**GIVEN INFORMATION:**
* Start *
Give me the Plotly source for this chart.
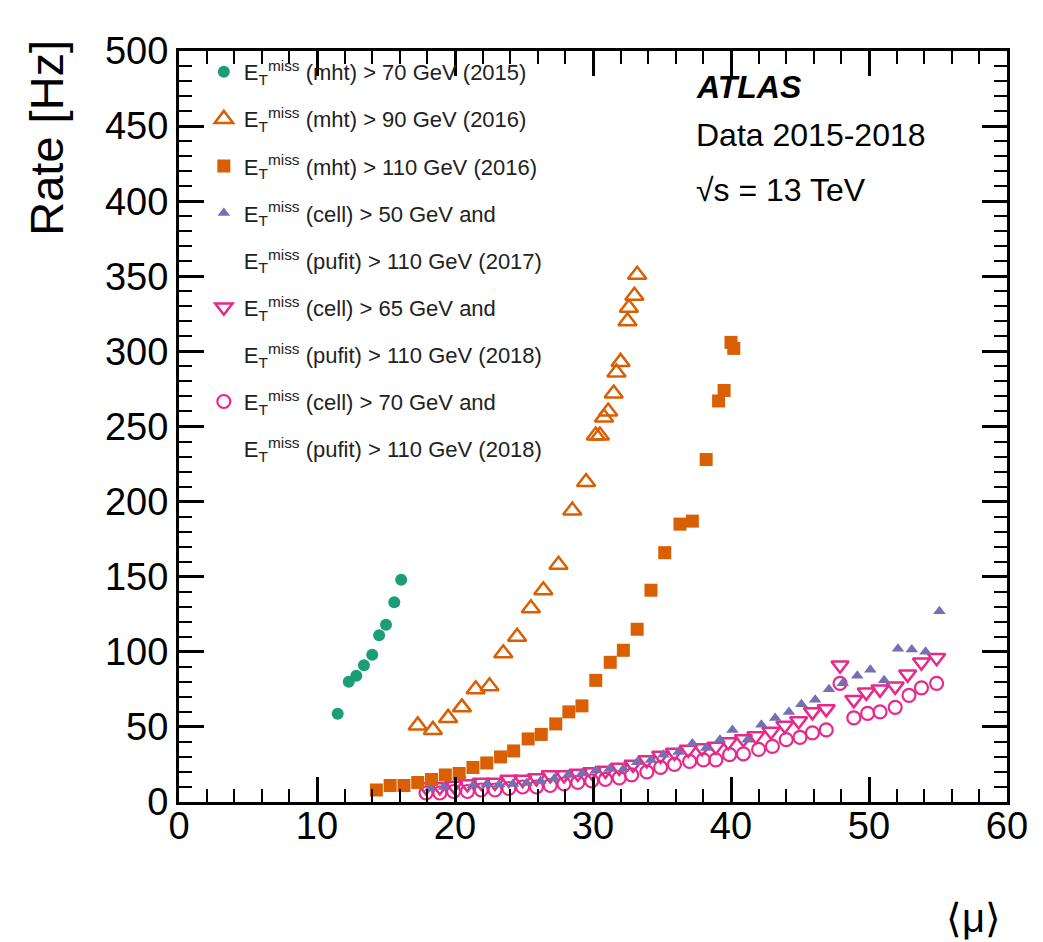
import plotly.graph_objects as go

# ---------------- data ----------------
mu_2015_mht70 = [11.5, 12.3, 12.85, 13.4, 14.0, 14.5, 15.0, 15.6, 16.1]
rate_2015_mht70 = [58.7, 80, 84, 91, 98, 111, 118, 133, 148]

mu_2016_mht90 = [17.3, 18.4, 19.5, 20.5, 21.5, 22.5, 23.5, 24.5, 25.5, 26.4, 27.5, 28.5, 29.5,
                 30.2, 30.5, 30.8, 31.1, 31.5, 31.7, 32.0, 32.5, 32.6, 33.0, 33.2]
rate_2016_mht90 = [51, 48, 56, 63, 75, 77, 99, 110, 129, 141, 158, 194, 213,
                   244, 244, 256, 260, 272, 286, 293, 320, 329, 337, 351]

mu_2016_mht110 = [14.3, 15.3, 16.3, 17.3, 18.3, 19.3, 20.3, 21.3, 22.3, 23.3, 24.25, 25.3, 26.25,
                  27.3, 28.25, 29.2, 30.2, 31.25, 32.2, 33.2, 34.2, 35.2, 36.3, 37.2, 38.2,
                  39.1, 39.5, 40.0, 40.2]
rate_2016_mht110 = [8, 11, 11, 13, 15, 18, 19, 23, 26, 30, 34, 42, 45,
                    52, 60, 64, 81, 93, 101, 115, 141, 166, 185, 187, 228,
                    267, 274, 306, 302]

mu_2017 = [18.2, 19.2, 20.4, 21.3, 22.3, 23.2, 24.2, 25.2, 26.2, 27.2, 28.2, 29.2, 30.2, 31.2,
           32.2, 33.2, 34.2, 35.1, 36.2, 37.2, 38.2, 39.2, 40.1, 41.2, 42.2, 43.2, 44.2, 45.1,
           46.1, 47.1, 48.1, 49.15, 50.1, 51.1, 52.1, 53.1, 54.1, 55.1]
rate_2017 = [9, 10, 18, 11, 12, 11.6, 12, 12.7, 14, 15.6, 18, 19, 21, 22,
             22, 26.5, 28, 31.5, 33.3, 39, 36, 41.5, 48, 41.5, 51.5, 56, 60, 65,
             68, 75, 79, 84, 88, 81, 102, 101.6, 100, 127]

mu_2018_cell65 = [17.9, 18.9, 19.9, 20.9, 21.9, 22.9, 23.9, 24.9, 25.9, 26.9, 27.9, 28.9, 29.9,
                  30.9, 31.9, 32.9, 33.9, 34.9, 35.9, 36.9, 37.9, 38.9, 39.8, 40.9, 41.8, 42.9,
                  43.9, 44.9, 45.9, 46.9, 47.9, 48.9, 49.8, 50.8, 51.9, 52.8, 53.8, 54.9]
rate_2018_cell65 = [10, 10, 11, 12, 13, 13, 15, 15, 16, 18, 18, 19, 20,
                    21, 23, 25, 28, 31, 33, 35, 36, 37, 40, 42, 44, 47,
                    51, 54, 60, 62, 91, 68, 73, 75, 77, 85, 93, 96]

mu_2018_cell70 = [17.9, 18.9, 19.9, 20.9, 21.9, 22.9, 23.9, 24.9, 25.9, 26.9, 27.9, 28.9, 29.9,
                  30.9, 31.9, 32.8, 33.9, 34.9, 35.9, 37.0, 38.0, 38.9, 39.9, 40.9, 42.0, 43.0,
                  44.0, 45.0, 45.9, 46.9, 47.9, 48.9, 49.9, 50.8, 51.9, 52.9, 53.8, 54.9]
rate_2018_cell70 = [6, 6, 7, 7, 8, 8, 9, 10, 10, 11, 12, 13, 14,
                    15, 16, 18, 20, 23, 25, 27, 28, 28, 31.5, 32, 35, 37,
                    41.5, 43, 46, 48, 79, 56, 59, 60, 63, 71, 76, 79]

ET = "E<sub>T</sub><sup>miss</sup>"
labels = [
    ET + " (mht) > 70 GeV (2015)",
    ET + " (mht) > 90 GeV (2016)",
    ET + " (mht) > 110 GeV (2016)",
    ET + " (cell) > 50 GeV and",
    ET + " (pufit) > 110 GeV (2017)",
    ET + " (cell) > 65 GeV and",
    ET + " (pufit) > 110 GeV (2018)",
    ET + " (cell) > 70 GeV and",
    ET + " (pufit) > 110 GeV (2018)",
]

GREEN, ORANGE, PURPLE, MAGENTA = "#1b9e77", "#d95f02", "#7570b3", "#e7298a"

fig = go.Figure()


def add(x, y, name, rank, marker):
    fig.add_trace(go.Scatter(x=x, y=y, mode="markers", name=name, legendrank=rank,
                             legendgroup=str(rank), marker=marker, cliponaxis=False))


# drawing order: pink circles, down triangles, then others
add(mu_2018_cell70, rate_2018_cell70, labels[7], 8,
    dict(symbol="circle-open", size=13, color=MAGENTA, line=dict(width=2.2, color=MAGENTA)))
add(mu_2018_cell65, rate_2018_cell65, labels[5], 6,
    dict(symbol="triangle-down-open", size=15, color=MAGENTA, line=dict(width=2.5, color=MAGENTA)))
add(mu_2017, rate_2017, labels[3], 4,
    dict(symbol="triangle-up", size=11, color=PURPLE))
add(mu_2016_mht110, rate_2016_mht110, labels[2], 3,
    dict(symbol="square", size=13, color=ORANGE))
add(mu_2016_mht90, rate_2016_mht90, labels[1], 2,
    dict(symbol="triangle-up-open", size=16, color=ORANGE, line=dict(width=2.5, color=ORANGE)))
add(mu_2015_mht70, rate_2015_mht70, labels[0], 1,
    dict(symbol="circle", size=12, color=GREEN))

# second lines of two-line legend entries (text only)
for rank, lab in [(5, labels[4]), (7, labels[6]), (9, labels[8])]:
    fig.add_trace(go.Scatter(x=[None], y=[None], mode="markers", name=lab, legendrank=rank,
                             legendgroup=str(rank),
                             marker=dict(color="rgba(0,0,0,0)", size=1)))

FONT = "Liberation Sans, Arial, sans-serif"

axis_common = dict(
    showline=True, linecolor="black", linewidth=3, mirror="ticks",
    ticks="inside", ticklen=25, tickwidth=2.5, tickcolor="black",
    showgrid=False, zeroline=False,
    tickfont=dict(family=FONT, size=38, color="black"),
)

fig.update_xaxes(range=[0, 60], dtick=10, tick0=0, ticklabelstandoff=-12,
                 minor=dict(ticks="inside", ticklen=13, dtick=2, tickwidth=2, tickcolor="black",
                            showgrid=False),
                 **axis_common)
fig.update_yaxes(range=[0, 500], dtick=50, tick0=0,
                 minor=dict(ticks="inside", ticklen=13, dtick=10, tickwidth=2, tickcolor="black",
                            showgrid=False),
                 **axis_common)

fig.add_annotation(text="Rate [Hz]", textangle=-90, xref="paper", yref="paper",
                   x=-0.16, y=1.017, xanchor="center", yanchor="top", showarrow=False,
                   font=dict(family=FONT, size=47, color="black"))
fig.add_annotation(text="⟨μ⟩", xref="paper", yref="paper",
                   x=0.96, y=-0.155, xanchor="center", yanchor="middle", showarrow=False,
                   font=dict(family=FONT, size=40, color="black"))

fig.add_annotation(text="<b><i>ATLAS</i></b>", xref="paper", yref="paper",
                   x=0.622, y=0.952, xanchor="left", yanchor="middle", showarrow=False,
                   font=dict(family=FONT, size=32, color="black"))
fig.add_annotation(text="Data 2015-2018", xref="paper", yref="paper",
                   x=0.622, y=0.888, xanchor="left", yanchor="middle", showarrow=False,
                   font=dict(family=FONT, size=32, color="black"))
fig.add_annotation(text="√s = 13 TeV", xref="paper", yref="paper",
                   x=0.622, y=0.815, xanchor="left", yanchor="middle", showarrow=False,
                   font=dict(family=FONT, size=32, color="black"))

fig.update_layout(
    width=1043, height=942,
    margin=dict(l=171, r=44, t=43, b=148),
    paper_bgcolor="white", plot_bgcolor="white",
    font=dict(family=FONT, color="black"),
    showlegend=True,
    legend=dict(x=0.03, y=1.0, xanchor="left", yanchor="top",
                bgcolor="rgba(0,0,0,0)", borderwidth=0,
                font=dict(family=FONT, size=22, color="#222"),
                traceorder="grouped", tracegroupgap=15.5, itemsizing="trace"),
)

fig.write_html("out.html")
* End *
**AIM:**
Starting at the first line of the material, output exactly the lines up to and including the one with "267, 274, 306, 302]". Do not include the pictures.

**CORRECT RESPONSE:**
Give me the Plotly source for this chart.
import plotly.graph_objects as go

# ---------------- data ----------------
mu_2015_mht70 = [11.5, 12.3, 12.85, 13.4, 14.0, 14.5, 15.0, 15.6, 16.1]
rate_2015_mht70 = [58.7, 80, 84, 91, 98, 111, 118, 133, 148]

mu_2016_mht90 = [17.3, 18.4, 19.5, 20.5, 21.5, 22.5, 23.5, 24.5, 25.5, 26.4, 27.5, 28.5, 29.5,
                 30.2, 30.5, 30.8, 31.1, 31.5, 31.7, 32.0, 32.5, 32.6, 33.0, 33.2]
rate_2016_mht90 = [51, 48, 56, 63, 75, 77, 99, 110, 129, 141, 158, 194, 213,
                   244, 244, 256, 260, 272, 286, 293, 320, 329, 337, 351]

mu_2016_mht110 = [14.3, 15.3, 16.3, 17.3, 18.3, 19.3, 20.3, 21.3, 22.3, 23.3, 24.25, 25.3, 26.25,
                  27.3, 28.25, 29.2, 30.2, 31.25, 32.2, 33.2, 34.2, 35.2, 36.3, 37.2, 38.2,
                  39.1, 39.5, 40.0, 40.2]
rate_2016_mht110 = [8, 11, 11, 13, 15, 18, 19, 23, 26, 30, 34, 42, 45,
                    52, 60, 64, 81, 93, 101, 115, 141, 166, 185, 187, 228,
                    267, 274, 306, 302]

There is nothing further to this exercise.